Include the line containing "12.46, 11.32, 12.01]" and all lines before it, repeated exactly from the listing below, without pictures.
════════════════
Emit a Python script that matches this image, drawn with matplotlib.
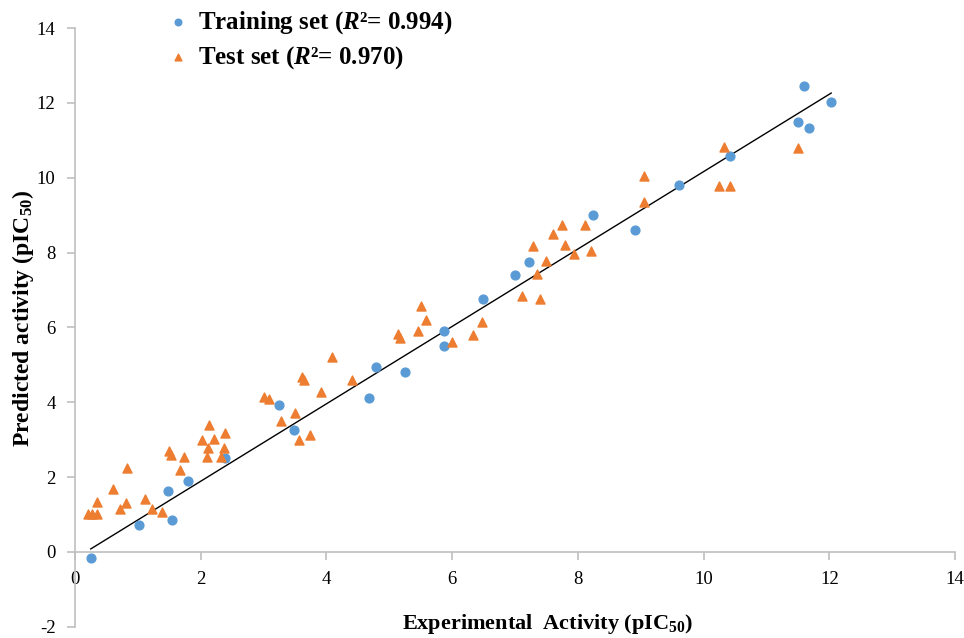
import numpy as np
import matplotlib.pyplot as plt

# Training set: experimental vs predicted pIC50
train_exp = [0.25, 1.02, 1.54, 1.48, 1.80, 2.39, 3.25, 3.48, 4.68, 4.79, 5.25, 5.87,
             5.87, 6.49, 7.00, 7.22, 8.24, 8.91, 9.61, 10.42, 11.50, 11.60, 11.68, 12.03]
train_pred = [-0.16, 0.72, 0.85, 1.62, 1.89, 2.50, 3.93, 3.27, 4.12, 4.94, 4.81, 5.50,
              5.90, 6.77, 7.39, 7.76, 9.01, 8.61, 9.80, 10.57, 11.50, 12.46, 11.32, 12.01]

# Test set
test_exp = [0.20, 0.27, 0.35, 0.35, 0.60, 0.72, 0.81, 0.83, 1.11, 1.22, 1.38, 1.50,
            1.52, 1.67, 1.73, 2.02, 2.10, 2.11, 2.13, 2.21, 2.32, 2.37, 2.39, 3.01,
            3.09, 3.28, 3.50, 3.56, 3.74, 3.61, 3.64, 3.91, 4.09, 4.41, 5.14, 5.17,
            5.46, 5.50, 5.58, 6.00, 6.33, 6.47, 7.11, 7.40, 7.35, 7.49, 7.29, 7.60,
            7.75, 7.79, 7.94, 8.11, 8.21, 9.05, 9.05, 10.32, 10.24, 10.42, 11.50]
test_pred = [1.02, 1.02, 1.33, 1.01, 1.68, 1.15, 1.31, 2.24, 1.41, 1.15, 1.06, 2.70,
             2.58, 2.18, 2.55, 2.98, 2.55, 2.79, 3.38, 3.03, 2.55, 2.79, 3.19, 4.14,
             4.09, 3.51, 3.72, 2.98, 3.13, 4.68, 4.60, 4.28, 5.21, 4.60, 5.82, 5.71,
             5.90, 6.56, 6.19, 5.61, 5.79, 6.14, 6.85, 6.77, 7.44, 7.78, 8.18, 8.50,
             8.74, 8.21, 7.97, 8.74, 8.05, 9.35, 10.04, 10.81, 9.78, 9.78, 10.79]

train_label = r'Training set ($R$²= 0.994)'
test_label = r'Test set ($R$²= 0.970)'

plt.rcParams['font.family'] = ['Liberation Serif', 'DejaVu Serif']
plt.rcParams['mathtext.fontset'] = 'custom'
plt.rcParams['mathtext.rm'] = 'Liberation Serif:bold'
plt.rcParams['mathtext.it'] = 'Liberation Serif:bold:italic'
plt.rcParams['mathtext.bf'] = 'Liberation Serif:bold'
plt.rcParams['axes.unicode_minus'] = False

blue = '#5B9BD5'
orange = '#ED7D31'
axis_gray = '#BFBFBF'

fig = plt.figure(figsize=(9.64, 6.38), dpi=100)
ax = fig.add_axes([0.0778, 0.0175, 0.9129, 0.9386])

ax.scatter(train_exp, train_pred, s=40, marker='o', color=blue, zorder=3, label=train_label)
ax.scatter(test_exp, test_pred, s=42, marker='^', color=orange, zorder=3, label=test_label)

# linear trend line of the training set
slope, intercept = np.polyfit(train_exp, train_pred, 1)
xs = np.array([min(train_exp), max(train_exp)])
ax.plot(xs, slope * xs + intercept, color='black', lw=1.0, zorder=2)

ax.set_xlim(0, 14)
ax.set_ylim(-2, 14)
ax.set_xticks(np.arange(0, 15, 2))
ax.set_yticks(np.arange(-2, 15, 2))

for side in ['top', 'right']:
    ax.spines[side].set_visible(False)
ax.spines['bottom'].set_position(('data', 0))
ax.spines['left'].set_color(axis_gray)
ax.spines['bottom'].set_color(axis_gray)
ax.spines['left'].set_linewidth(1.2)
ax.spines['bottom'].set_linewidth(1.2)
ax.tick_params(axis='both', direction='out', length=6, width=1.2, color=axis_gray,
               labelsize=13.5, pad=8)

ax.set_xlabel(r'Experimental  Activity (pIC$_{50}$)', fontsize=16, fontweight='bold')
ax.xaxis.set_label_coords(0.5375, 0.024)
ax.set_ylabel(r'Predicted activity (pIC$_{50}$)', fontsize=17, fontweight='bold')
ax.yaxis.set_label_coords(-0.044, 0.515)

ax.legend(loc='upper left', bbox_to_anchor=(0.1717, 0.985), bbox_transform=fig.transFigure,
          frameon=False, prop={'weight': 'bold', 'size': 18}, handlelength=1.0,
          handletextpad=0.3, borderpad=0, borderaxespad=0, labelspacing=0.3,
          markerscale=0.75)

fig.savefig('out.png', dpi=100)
════════════════
**RESULT FOR THIS TASK**
Emit a Python script that matches this image, drawn with matplotlib.
import numpy as np
import matplotlib.pyplot as plt

# Training set: experimental vs predicted pIC50
train_exp = [0.25, 1.02, 1.54, 1.48, 1.80, 2.39, 3.25, 3.48, 4.68, 4.79, 5.25, 5.87,
             5.87, 6.49, 7.00, 7.22, 8.24, 8.91, 9.61, 10.42, 11.50, 11.60, 11.68, 12.03]
train_pred = [-0.16, 0.72, 0.85, 1.62, 1.89, 2.50, 3.93, 3.27, 4.12, 4.94, 4.81, 5.50,
              5.90, 6.77, 7.39, 7.76, 9.01, 8.61, 9.80, 10.57, 11.50, 12.46, 11.32, 12.01]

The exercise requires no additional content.